The January 2022 SAAR was 15.7 million units, which is 18% higher than December 2022 and 4% higher than this time last year. This month’s data release revealed the fifth straight month of year-over-year improvements in the SAAR, supporting that inventory levels are actually recovering from the throws of persistent supply chain disruptions.

On a month-over-month basis, an 18% increase in the SAAR from December may seem sudden, but December is typically the highest-selling month of the year (with the smallest seasonal adjustment), and January is typically one of the lowest-selling months of the year (with one of the largest seasonal adjustments). When you strip out the seasonal factor to the SAAR, January’s unadjusted sales (1,066,000 units) were well below December’s (1,319,000 units).

However, despite January’s position as a low-selling month, the last month’s data certainly supports the sales recovery narrative when compared to January 2022 and pre-supply chain disrupted figures.
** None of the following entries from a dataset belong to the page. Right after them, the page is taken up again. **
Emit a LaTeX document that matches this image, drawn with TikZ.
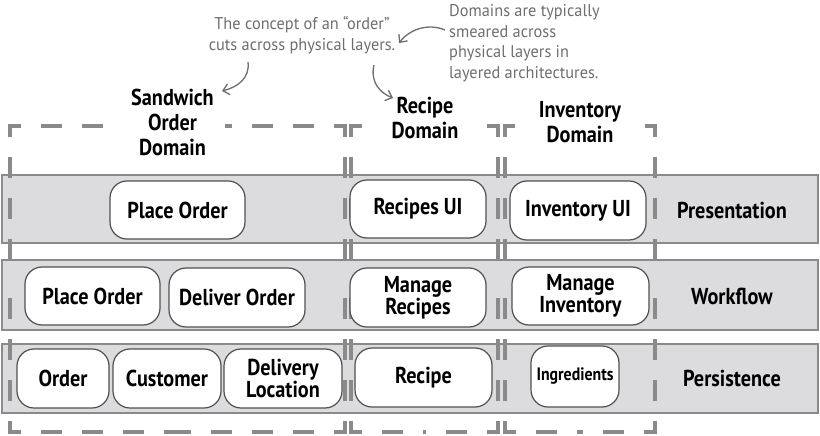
\documentclass[tikz,border=0pt]{standalone}
\usepackage{fontspec}
\usetikzlibrary{arrows.meta}
\newfontfamily\labfont{PT Sans}[FakeStretch=0.88]
\newfontfamily\notefont{PT Sans}[FakeStretch=0.96]
\definecolor{bandfill}{HTML}{DCDCDE}
\definecolor{bandline}{HTML}{8A8A8A}
\definecolor{nodeline}{HTML}{505050}
\definecolor{domline}{HTML}{8A8A8A}
\definecolor{notecol}{HTML}{6E6E6E}
\tikzset{
  band/.style={fill=bandfill,draw=bandline,line width=2pt},
  box/.style={draw=nodeline,fill=white,line width=1.2pt,rounded corners=17pt,
    inner sep=0pt,align=center,font=\labfont\bfseries\fontsize{23}{20}\selectfont},
  lab/.style={inner sep=0pt,align=center,font=\labfont\bfseries\fontsize{23}{25}\selectfont},
  domlab/.style={lab,fill=white},
  domc/.style={draw=domline,line width=3.5pt,line join=miter},
  doms/.style={draw=domline,line width=3.5pt,dash pattern=on 21pt off 20pt,dash phase=21pt},
  note/.style={inner sep=0pt,text=notecol,font=\notefont\fontsize{17}{20.5}\selectfont},
  notearrow/.style={draw=notecol,line width=1.3pt,-{Straight Barb[length=6pt,width=11pt]}}
}
\newcommand\dombox[4]{%
  \pgfmathsetmacro\dbmx{(#1+#3)/2}%
  \pgfmathsetmacro\dbmy{(#2+#4)/2}%
  \draw[domc] (#1,#2+11) -- (#1,#2) -- (#1+11,#2);
  \draw[domc] (#3-11,#2) -- (#3,#2) -- (#3,#2+11);
  \draw[domc] (#3,#4-11) -- (#3,#4) -- (#3-11,#4);
  \draw[domc] (#1+11,#4) -- (#1,#4) -- (#1,#4-11);
  \draw[doms] (#1+11,#2) -- (\dbmx,#2);
  \draw[doms] (#3-11,#2) -- (\dbmx,#2);
  \draw[doms] (#1+11,#4) -- (\dbmx,#4);
  \draw[doms] (#3-11,#4) -- (\dbmx,#4);
  \draw[doms] (#1,#2+11) -- (#1,\dbmy);
  \draw[doms] (#1,#4-11) -- (#1,\dbmy);
  \draw[doms] (#3,#2+11) -- (#3,\dbmy);
  \draw[doms] (#3,#4-11) -- (#3,\dbmy);
}
\begin{document}
\begin{tikzpicture}[x=1pt,y=-1pt]
\useasboundingbox (0,0) rectangle (820,436);
% layer bands
\draw[band] (2,175) rectangle (818,243);
\draw[band] (2,260) rectangle (818,330);
\draw[band] (2,344) rectangle (818,413);
% domain boxes
\dombox{10}{126}{345}{432}
\dombox{351}{126}{498}{432}
\dombox{505}{126}{655}{432}
% domain labels
\node[domlab,minimum width=105pt] (sandlab) at (172.5,122) {Sandwich\\Order\\Domain};
\node[domlab,minimum width=120pt] (reclab) at (425,117.5) {Recipe\\Domain};
\node[domlab,minimum width=130pt] (invlab) at (580,122.5) {Inventory\\Domain};
% presentation
\node[box,minimum width=135pt,minimum height=58pt] (po1) at (177.5,210) {Place Order};
\node[box,minimum width=136pt,minimum height=58pt] (rui) at (418,209) {Recipes UI};
\node[box,minimum width=136pt,minimum height=59pt] (iui) at (578,210.5) {Inventory UI};
\node[lab] (pres) at (732,210) {Presentation};
% workflow
\node[box,minimum width=135pt,minimum height=58pt] (po2) at (92.5,296) {Place Order};
\node[box,minimum width=136pt,minimum height=59pt] (del) at (237,297.5) {Deliver Order};
\node[box,minimum width=136pt,minimum height=59pt] (mr) at (418,297.5) {Manage\\Recipes};
\node[box,minimum width=137pt,minimum height=58pt] (mi) at (580.5,296) {Manage\\Inventory};
\node[lab] (work) at (732,296) {Workflow};
% persistence
\node[box,minimum width=92pt,minimum height=59pt] (ord) at (63,378.5) {Order};
\node[box,minimum width=108pt,minimum height=59pt] (cust) at (167,378.5) {Customer};
\node[box,minimum width=118pt,minimum height=59pt] (dl) at (283,378.5) {Delivery\\Location};
\node[box,minimum width=137pt,minimum height=59pt] (rec) at (423.5,377.5) {Recipe};
\node[box,minimum width=88pt,minimum height=61pt,font=\labfont\bfseries\fontsize{18}{20}\selectfont] (ing) at (575,376.5) {Ingredients};
\node[lab] (pers) at (732,378) {Persistence};
% annotations
\node[note,align=center] (n1) at (302,35) {The concept of an “order”\\cuts across physical layers.};
\node[note,align=left,anchor=west] (n2) at (449,43) {Domains are typically\\smeared across\\physical layers in\\layered architectures.};
\coordinate (a1s) at (248,62);
\coordinate (a1e) at (222,91);
\coordinate (a2s) at (374,65);
\coordinate (a2e) at (393,98);
\coordinate (a3s) at (445,30);
\coordinate (a3e) at (399,43);
\draw[notearrow] (a1s) .. controls (250,78) and (238,87) .. (a1e);
\draw[notearrow] (a2s) .. controls (370,82) and (380,93) .. (a2e);
\draw[notearrow] (a3s) .. controls (428,23) and (410,29) .. (a3e);
\end{tikzpicture}
\end{document}
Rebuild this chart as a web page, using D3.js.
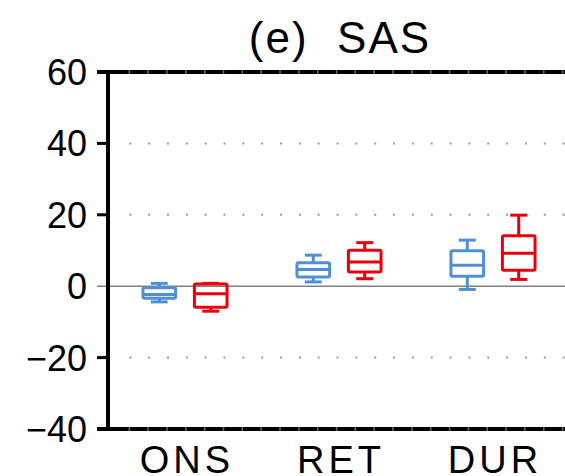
<!DOCTYPE html>
<html><head><meta charset="utf-8">
<script src="https://cdn.jsdelivr.net/npm/d3@7"></script>
<style>body{margin:0;background:#fff}svg{display:block}</style>
</head><body>
<script>
const categories = ["ONS", "RET", "DUR"];
const seriesNames = ["blue", "red"];
const seriesColors = ["#4f8fd8", "#e8000b"];
// box statistics per series, per category
const blueMin = [-4.4, 1.2, -0.9];
const blueQ1  = [-3.4, 2.6, 2.8];
const blueMed = [-2.3, 4.7, 5.9];
const blueQ3  = [-0.4, 6.6, 9.9];
const blueMax = [0.8, 8.7, 12.9];
const redMin = [-7.0, 2.1, 1.9];
const redQ1  = [-5.9, 4.0, 4.5];
const redMed = [-2.1, 6.8, 9.2];
const redQ3  = [0.6, 10.1, 14.1];
const redMax = [0.8, 12.2, 19.9];
const yTicks = [-40, -20, 0, 20, 40, 60];
const gridValues = [-20, 20, 40];
const title = "(e)  SAS";

(function () {
const W = 565, H = 476;
const svg = d3.select("body").append("svg").attr("width", W).attr("height", H);
const pL = 108, pT = 72, pB = 429, pR = 570;
const x = d3.scaleLinear().domain([0, 3]).range([pL, pR]);
const y = d3.scaleLinear().domain([-40, 60]).range([pB, pT]);
const font = "'Liberation Sans', Arial, sans-serif";

// dotted grid
const g = svg.append("g");
gridValues.forEach(v => {
  g.append("line").attr("x1", pL + 21.3).attr("x2", W).attr("y1", y(v)).attr("y2", y(v))
    .attr("stroke", "#9a9a9a").attr("stroke-width", 2).attr("stroke-dasharray", "2,16.84");
});
// zero line
g.append("line").attr("x1", pL - 11).attr("x2", W).attr("y1", y(0)).attr("y2", y(0))
  .attr("stroke", "#808080").attr("stroke-width", 1.5);

// boxes
const stats = [
  {min: blueMin, q1: blueQ1, med: blueMed, q3: blueQ3, max: blueMax},
  {min: redMin, q1: redQ1, med: redMed, q3: redQ3, max: redMax}
];
const offsets = [-0.167, 0.167];
const boxW = 0.212, capW = 0.11;
stats.forEach((s, si) => {
  const col = seriesColors[si];
  const bg = svg.append("g").attr("stroke", col).attr("stroke-width", 3).attr("fill", "none");
  categories.forEach((c, i) => {
    const cx = i + 0.5 + offsets[si];
    const x0 = x(cx - boxW / 2), x1 = x(cx + boxW / 2);
    const cx0 = x(cx - capW / 2), cx1 = x(cx + capW / 2);
    bg.append("line").attr("x1", x(cx)).attr("x2", x(cx)).attr("y1", y(s.max[i])).attr("y2", y(s.q3[i]));
    bg.append("line").attr("x1", x(cx)).attr("x2", x(cx)).attr("y1", y(s.q1[i])).attr("y2", y(s.min[i]));
    bg.append("line").attr("x1", cx0).attr("x2", cx1).attr("y1", y(s.max[i])).attr("y2", y(s.max[i]));
    bg.append("line").attr("x1", cx0).attr("x2", cx1).attr("y1", y(s.min[i])).attr("y2", y(s.min[i]));
    bg.append("rect").attr("x", x0).attr("y", y(s.q3[i])).attr("width", x1 - x0)
      .attr("height", y(s.q1[i]) - y(s.q3[i])).attr("rx", 1.5);
    bg.append("line").attr("x1", x0).attr("x2", x1).attr("y1", y(s.med[i])).attr("y2", y(s.med[i]));
  });
});

// axes frame
const ax = svg.append("g").attr("stroke", "#000").attr("stroke-width", 4);
ax.append("line").attr("x1", pL).attr("x2", pL).attr("y1", pT - 2).attr("y2", pB + 2);
ax.append("line").attr("x1", pL - 11).attr("x2", W).attr("y1", pT).attr("y2", pT);
ax.append("line").attr("x1", pL - 11).attr("x2", W).attr("y1", pB).attr("y2", pB);
// left ticks
yTicks.forEach(v => {
  if (v === 0) return;
  ax.append("line").attr("x1", pL - 11).attr("x2", pL).attr("y1", y(v)).attr("y2", y(v)).attr("stroke-width", 3);
});
// minor notches on top/bottom axes
const minor = d3.range(0, 24).map(k => pL + 21.3 + k * 18.84).filter(v => v < W);
[pT, pB].forEach(yy => {
  svg.append("g").selectAll("line").data(minor).join("line")
    .attr("x1", d => d).attr("x2", d => d).attr("y1", yy - 2).attr("y2", yy + 2)
    .attr("stroke", "#666").attr("stroke-width", 1.5);
});

// y tick labels
svg.append("g").selectAll("text").data(yTicks).join("text")
  .attr("x", pL - 21).attr("y", d => y(d)).attr("dy", "0.36em")
  .attr("text-anchor", "end").attr("font-family", font).attr("font-size", 36)
  .text(d => d < 0 ? "\u2212" + Math.abs(d) : d);

// category labels
svg.append("g").selectAll("text").data(categories).join("text")
  .attr("x", (d, i) => x(i + 0.5) + 2).attr("y", 473)
  .attr("text-anchor", "middle").attr("font-family", font).attr("font-size", 38)
  .attr("letter-spacing", 4).text(d => d);

// title
svg.append("text").attr("x", 340).attr("y", 53).attr("text-anchor", "middle")
  .attr("font-family", font).attr("font-size", 44).attr("letter-spacing", 2)
  .attr("xml:space", "preserve").style("white-space", "pre").text(title);
})();
</script>
</body></html>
In order to compare the last several Januarys, see the chart below for a look at the previous eight years of unadjusted sales:

Inventory to Sales – Pent-Up Demand Showing Its Face?

As we have already hinted, the health of the automotive supply chain has been improving for months now and is approaching a more robust recovery over the next year. However, despite increasing units on the ground, the industry’s inventory to sales ratio remains well below the long-run average of 2.4x.

Thomas King, president of the data and analytics division at J.D. Power, posits that fleet sales could cause persistently low inventory on the lot as a percent of sales. In the most recent LMC Automotive Forecast, King says:

“While retail inventory levels are generally rising, several manufacturers are directing a larger portion of their increased production towards fleet customers. Fleet sales have been more heavily inventory constrained than retail sales during the past several years, resulting in significant pent-up demand. Rising production levels now allow manufacturers to better support their fleet customers while maintaining retail inventory levels.”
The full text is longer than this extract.